The Fundamental Theorem of Calculus is a bridge between differentiation and integration. It states that if you have an antiderivative \( F \) of a function \( f \), you can evaluate the definite integral of \( f \) over an interval \([a, b]\) by finding \( F(b) - F(a) \).
This theorem is crucial because it allows us to compute the area under curves on a graph efficiently. In our exercise, we applied this theorem by evaluating the integral \( \int_{2}^{4} \frac{1}{x} \, dx \) using the antiderivative \( \ln x \). We calculated the definite integral as \( \left[ \ln x \right]_{2}^{4} = \ln(4) - \ln(2) \).
Using the theorem requires a few steps:

• First, find the antiderivative of the function you're integrating.
• Evaluate the antiderivative at the upper limit of the integral.
• Evaluate it at the lower limit and subtract the two results.

This method streamlines the integration process and provides a straightforward way to handle definite integrals.

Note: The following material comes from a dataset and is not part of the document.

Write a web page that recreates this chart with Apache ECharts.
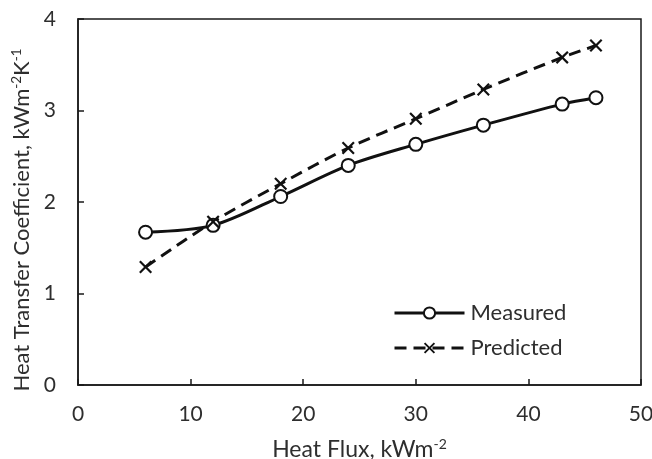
<!DOCTYPE html>
<html><head><meta charset="utf-8">
<script src="https://cdn.jsdelivr.net/npm/echarts@6/dist/echarts.min.js"></script>
<style>html,body{margin:0;padding:0;background:#fff}#c{width:652px;height:459px}</style>
</head><body><div id="c"></div>
<script>
const heatFlux = [6, 12, 18, 24, 30, 36, 43, 46];
const measured = [1.67, 1.745, 2.06, 2.40, 2.63, 2.84, 3.07, 3.14];
const predicted = [1.29, 1.785, 2.20, 2.59, 2.91, 3.23, 3.58, 3.71];
const xTicks = [0, 10, 20, 30, 40, 50];
const yTicks = [0, 1, 2, 3, 4];

const FONT = 'Lato';
const TXT = '#2e2e2e';
const FS = 21;
const chart = echarts.init(document.getElementById('c'), null, {renderer: 'canvas'});
const crossPath = 'path://M0,1.2 L1.2,0 L5,3.8 L8.8,0 L10,1.2 L6.2,5 L10,8.8 L8.8,10 L5,6.2 L1.2,10 L0,8.8 L3.8,5 Z';
const richX = {
  a: {fontFamily: FONT, fontSize: 23, color: TXT, lineHeight: 26},
  s: {fontFamily: FONT, fontSize: 14, color: TXT, verticalAlign: 'top', lineHeight: 26}
};
const richY = {
  a: {fontFamily: FONT, fontSize: 22, color: TXT, lineHeight: 25},
  s: {fontFamily: FONT, fontSize: 13.5, color: TXT, verticalAlign: 'top', lineHeight: 25}
};
chart.setOption({
  animation: false,
  grid: {left: 78, right: 11, top: 19, bottom: 74, show: true, borderColor: '#1a1a1a', borderWidth: 1.5, containLabel: false, outerBoundsMode: 'none'},
  legend: {
    orient: 'vertical', left: 393, top: 302, padding: 0, itemWidth: 70, itemHeight: 14, itemGap: 13,
    lineStyle: {width: 3},
    textStyle: {fontFamily: FONT, fontSize: 22, color: TXT, padding: [0, 0, 0, 1]},
    data: ['Measured', 'Predicted']
  },
  xAxis: {
    type: 'value', min: xTicks[0], max: xTicks[xTicks.length - 1], interval: 10,
    name: '{a|Heat Flux, kWm}{s|-2}', nameLocation: 'middle', nameGap: 52,
    nameTextStyle: {rich: richX},
    axisLine: {lineStyle: {color: '#1a1a1a', width: 1.5}},
    axisTick: {inside: true, length: 6, lineStyle: {color: '#1a1a1a', width: 1.5}},
    axisLabel: {fontFamily: FONT, fontSize: FS, color: TXT, margin: 19},
    splitLine: {show: false}
  },
  yAxis: {
    type: 'value', min: yTicks[0], max: yTicks[yTicks.length - 1], interval: 1,
    name: '{a|Heat Transfer Coefficient, kWm}{s|-2}{a|K}{s|-1}', nameLocation: 'middle', nameGap: 43, nameRotate: 90,
    nameTextStyle: {rich: richY, padding: [0, 36, 0, 0]},
    axisLine: {lineStyle: {color: '#1a1a1a', width: 1.5}},
    axisTick: {inside: true, length: 6, lineStyle: {color: '#1a1a1a', width: 1.5}},
    axisLabel: {fontFamily: FONT, fontSize: FS, color: TXT, margin: 22},
    splitLine: {show: false}
  },
  series: [
    {
      name: 'Measured', type: 'line', smooth: 0.3,
      data: heatFlux.map((x, i) => [x, measured[i]]),
      symbol: 'emptyCircle', symbolSize: 13, showSymbol: true,
      lineStyle: {color: '#111', width: 3, type: 'solid'},
      itemStyle: {color: '#111', borderColor: '#111', borderWidth: 1.5}
    },
    {
      name: 'Predicted', type: 'line', smooth: 0.3,
      data: heatFlux.map((x, i) => [x, predicted[i]]),
      symbol: crossPath, symbolSize: 13, showSymbol: true,
      lineStyle: {color: '#111', width: 3, type: [12, 7]},
      itemStyle: {color: '#111', borderWidth: 0}
    }
  ]
});
</script></body></html>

Logarithms possess several properties that facilitate the simplification of expressions. When dealing with logarithms in calculus, especially in definite integrals, these properties are invaluable. In our example, we needed to simplify \( \ln(4) - \ln(2) \).
The key property used here is the difference of logarithms, which states \( \ln(a) - \ln(b) = \ln\left(\frac{a}{b}\right) \). Applying this property, we get \( \ln(4) - \ln(2) = \ln\left(\frac{4}{2}\right) = \ln(2) \). This illustrates how logarithmic properties can simplify your calculus work.

• Remember the product property: \( \ln(ab) = \ln(a) + \ln(b) \).
• The quotient property: \( \ln\left(\frac{a}{b}\right) = \ln(a) - \ln(b) \).
• The power property: \( \ln(a^n) = n \ln(a) \).

Understanding these properties will often save you time and allow you to transform complicated expressions into simpler forms quickly.